>> start

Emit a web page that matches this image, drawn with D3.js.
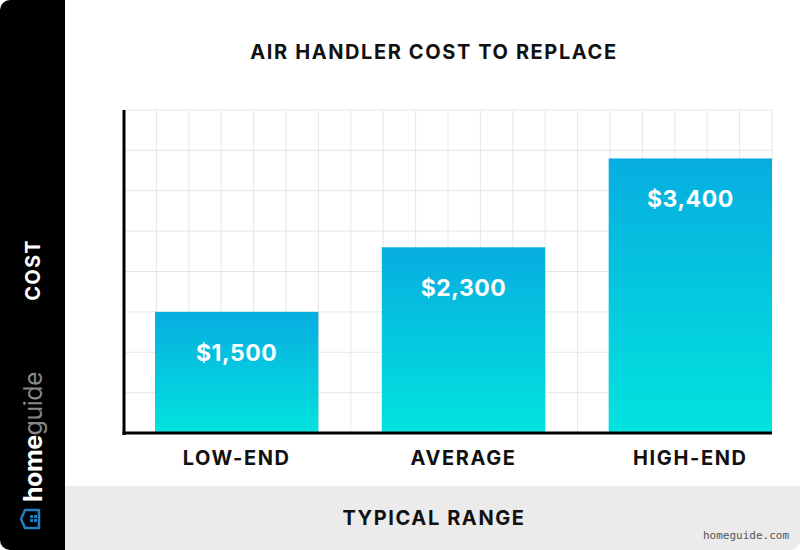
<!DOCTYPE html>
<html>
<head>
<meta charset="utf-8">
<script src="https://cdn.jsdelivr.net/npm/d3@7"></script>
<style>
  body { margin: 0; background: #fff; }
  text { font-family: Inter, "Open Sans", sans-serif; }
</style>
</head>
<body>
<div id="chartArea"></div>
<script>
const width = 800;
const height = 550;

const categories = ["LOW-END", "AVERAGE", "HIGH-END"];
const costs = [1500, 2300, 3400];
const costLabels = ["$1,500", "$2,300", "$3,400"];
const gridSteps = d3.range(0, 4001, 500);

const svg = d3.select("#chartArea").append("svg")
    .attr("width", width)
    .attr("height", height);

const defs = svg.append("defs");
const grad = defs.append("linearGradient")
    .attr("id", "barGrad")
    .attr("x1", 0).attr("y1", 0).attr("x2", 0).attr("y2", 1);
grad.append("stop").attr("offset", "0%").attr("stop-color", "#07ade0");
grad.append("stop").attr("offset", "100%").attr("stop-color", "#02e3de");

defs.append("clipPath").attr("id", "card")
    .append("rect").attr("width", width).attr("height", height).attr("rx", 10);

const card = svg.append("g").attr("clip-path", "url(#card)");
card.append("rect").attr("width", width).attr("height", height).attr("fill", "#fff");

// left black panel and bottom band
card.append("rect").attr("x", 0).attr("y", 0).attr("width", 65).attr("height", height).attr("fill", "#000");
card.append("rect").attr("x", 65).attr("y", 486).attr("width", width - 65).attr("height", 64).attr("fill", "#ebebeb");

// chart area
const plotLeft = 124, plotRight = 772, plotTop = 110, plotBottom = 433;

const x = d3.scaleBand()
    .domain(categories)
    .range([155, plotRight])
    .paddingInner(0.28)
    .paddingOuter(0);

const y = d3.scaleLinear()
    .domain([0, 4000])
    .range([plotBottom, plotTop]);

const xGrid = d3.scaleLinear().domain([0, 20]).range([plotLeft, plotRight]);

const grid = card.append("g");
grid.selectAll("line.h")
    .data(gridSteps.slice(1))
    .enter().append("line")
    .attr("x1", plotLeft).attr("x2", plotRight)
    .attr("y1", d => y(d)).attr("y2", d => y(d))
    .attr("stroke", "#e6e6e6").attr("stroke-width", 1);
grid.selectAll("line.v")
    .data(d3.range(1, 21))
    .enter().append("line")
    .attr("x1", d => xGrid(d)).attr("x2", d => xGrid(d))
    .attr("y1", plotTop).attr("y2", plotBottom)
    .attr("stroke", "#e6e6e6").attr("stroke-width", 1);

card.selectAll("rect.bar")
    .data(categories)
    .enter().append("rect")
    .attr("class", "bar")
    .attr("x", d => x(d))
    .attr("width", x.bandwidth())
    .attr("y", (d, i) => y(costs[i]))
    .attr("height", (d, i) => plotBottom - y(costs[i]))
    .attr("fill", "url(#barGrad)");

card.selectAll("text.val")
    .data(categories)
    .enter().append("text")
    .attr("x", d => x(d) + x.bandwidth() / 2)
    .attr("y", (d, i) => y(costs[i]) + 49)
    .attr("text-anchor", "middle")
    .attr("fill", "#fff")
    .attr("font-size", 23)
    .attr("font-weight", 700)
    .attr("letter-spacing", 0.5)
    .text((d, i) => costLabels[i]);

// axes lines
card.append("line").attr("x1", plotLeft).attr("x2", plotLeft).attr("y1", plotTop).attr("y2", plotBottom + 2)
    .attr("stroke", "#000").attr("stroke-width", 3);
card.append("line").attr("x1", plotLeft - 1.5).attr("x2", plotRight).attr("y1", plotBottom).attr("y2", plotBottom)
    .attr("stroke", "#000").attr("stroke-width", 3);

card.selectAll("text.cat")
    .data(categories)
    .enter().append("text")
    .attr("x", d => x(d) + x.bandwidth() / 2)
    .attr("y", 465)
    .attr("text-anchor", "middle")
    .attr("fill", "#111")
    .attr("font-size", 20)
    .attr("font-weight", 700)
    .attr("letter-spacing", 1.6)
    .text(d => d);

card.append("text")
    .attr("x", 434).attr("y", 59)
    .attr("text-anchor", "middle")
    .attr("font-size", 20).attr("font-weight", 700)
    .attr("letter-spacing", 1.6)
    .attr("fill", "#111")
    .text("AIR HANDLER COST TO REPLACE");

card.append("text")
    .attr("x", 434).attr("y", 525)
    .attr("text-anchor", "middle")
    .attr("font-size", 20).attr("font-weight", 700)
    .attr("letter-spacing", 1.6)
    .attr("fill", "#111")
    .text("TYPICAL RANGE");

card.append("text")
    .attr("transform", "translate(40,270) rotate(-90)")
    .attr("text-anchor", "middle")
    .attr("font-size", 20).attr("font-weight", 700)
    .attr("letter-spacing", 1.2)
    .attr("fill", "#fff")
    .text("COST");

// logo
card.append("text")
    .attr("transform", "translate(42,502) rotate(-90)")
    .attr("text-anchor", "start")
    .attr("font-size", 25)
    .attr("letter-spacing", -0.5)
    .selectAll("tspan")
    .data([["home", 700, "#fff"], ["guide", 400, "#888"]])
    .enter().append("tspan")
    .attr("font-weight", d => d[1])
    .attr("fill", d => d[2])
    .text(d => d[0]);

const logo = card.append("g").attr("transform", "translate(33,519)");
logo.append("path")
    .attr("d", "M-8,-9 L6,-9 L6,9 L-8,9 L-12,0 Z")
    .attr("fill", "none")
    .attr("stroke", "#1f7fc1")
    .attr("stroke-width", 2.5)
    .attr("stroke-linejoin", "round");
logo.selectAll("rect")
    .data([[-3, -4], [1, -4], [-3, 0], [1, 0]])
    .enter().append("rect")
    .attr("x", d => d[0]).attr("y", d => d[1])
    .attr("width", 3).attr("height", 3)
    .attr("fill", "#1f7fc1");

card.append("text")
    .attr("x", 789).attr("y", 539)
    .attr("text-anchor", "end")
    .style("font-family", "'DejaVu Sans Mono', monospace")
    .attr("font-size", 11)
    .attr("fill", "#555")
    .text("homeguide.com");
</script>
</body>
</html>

>> end

Repeat the material above in full and unchanged, minus its images.

Emit a web page that matches this image, drawn with D3.js.
<!DOCTYPE html>
<html>
<head>
<meta charset="utf-8">
<script src="https://cdn.jsdelivr.net/npm/d3@7"></script>
<style>
  body { margin: 0; background: #fff; }
  text { font-family: Inter, "Open Sans", sans-serif; }
</style>
</head>
<body>
<div id="chartArea"></div>
<script>
const width = 800;
const height = 550;

const categories = ["LOW-END", "AVERAGE", "HIGH-END"];
const costs = [1500, 2300, 3400];
const costLabels = ["$1,500", "$2,300", "$3,400"];
const gridSteps = d3.range(0, 4001, 500);

const svg = d3.select("#chartArea").append("svg")
    .attr("width", width)
    .attr("height", height);

const defs = svg.append("defs");
const grad = defs.append("linearGradient")
    .attr("id", "barGrad")
    .attr("x1", 0).attr("y1", 0).attr("x2", 0).attr("y2", 1);
grad.append("stop").attr("offset", "0%").attr("stop-color", "#07ade0");
grad.append("stop").attr("offset", "100%").attr("stop-color", "#02e3de");

defs.append("clipPath").attr("id", "card")
    .append("rect").attr("width", width).attr("height", height).attr("rx", 10);

const card = svg.append("g").attr("clip-path", "url(#card)");
card.append("rect").attr("width", width).attr("height", height).attr("fill", "#fff");

// left black panel and bottom band
card.append("rect").attr("x", 0).attr("y", 0).attr("width", 65).attr("height", height).attr("fill", "#000");
card.append("rect").attr("x", 65).attr("y", 486).attr("width", width - 65).attr("height", 64).attr("fill", "#ebebeb");

// chart area
const plotLeft = 124, plotRight = 772, plotTop = 110, plotBottom = 433;

const x = d3.scaleBand()
    .domain(categories)
    .range([155, plotRight])
    .paddingInner(0.28)
    .paddingOuter(0);

const y = d3.scaleLinear()
    .domain([0, 4000])
    .range([plotBottom, plotTop]);

const xGrid = d3.scaleLinear().domain([0, 20]).range([plotLeft, plotRight]);

const grid = card.append("g");
grid.selectAll("line.h")
    .data(gridSteps.slice(1))
    .enter().append("line")
    .attr("x1", plotLeft).attr("x2", plotRight)
    .attr("y1", d => y(d)).attr("y2", d => y(d))
    .attr("stroke", "#e6e6e6").attr("stroke-width", 1);
grid.selectAll("line.v")
    .data(d3.range(1, 21))
    .enter().append("line")
    .attr("x1", d => xGrid(d)).attr("x2", d => xGrid(d))
    .attr("y1", plotTop).attr("y2", plotBottom)
    .attr("stroke", "#e6e6e6").attr("stroke-width", 1);

card.selectAll("rect.bar")
    .data(categories)
    .enter().append("rect")
    .attr("class", "bar")
    .attr("x", d => x(d))
    .attr("width", x.bandwidth())
    .attr("y", (d, i) => y(costs[i]))
    .attr("height", (d, i) => plotBottom - y(costs[i]))
    .attr("fill", "url(#barGrad)");

card.selectAll("text.val")
    .data(categories)
    .enter().append("text")
    .attr("x", d => x(d) + x.bandwidth() / 2)
    .attr("y", (d, i) => y(costs[i]) + 49)
    .attr("text-anchor", "middle")
    .attr("fill", "#fff")
    .attr("font-size", 23)
    .attr("font-weight", 700)
    .attr("letter-spacing", 0.5)
    .text((d, i) => costLabels[i]);

// axes lines
card.append("line").attr("x1", plotLeft).attr("x2", plotLeft).attr("y1", plotTop).attr("y2", plotBottom + 2)
    .attr("stroke", "#000").attr("stroke-width", 3);
card.append("line").attr("x1", plotLeft - 1.5).attr("x2", plotRight).attr("y1", plotBottom).attr("y2", plotBottom)
    .attr("stroke", "#000").attr("stroke-width", 3);

card.selectAll("text.cat")
    .data(categories)
    .enter().append("text")
    .attr("x", d => x(d) + x.bandwidth() / 2)
    .attr("y", 465)
    .attr("text-anchor", "middle")
    .attr("fill", "#111")
    .attr("font-size", 20)
    .attr("font-weight", 700)
    .attr("letter-spacing", 1.6)
    .text(d => d);

card.append("text")
    .attr("x", 434).attr("y", 59)
    .attr("text-anchor", "middle")
    .attr("font-size", 20).attr("font-weight", 700)
    .attr("letter-spacing", 1.6)
    .attr("fill", "#111")
    .text("AIR HANDLER COST TO REPLACE");

card.append("text")
    .attr("x", 434).attr("y", 525)
    .attr("text-anchor", "middle")
    .attr("font-size", 20).attr("font-weight", 700)
    .attr("letter-spacing", 1.6)
    .attr("fill", "#111")
    .text("TYPICAL RANGE");

card.append("text")
    .attr("transform", "translate(40,270) rotate(-90)")
    .attr("text-anchor", "middle")
    .attr("font-size", 20).attr("font-weight", 700)
    .attr("letter-spacing", 1.2)
    .attr("fill", "#fff")
    .text("COST");

// logo
card.append("text")
    .attr("transform", "translate(42,502) rotate(-90)")
    .attr("text-anchor", "start")
    .attr("font-size", 25)
    .attr("letter-spacing", -0.5)
    .selectAll("tspan")
    .data([["home", 700, "#fff"], ["guide", 400, "#888"]])
    .enter().append("tspan")
    .attr("font-weight", d => d[1])
    .attr("fill", d => d[2])
    .text(d => d[0]);

const logo = card.append("g").attr("transform", "translate(33,519)");
logo.append("path")
    .attr("d", "M-8,-9 L6,-9 L6,9 L-8,9 L-12,0 Z")
    .attr("fill", "none")
    .attr("stroke", "#1f7fc1")
    .attr("stroke-width", 2.5)
    .attr("stroke-linejoin", "round");
logo.selectAll("rect")
    .data([[-3, -4], [1, -4], [-3, 0], [1, 0]])
    .enter().append("rect")
    .attr("x", d => d[0]).attr("y", d => d[1])
    .attr("width", 3).attr("height", 3)
    .attr("fill", "#1f7fc1");

card.append("text")
    .attr("x", 789).attr("y", 539)
    .attr("text-anchor", "end")
    .style("font-family", "'DejaVu Sans Mono', monospace")
    .attr("font-size", 11)
    .attr("fill", "#555")
    .text("homeguide.com");
</script>
</body>
</html>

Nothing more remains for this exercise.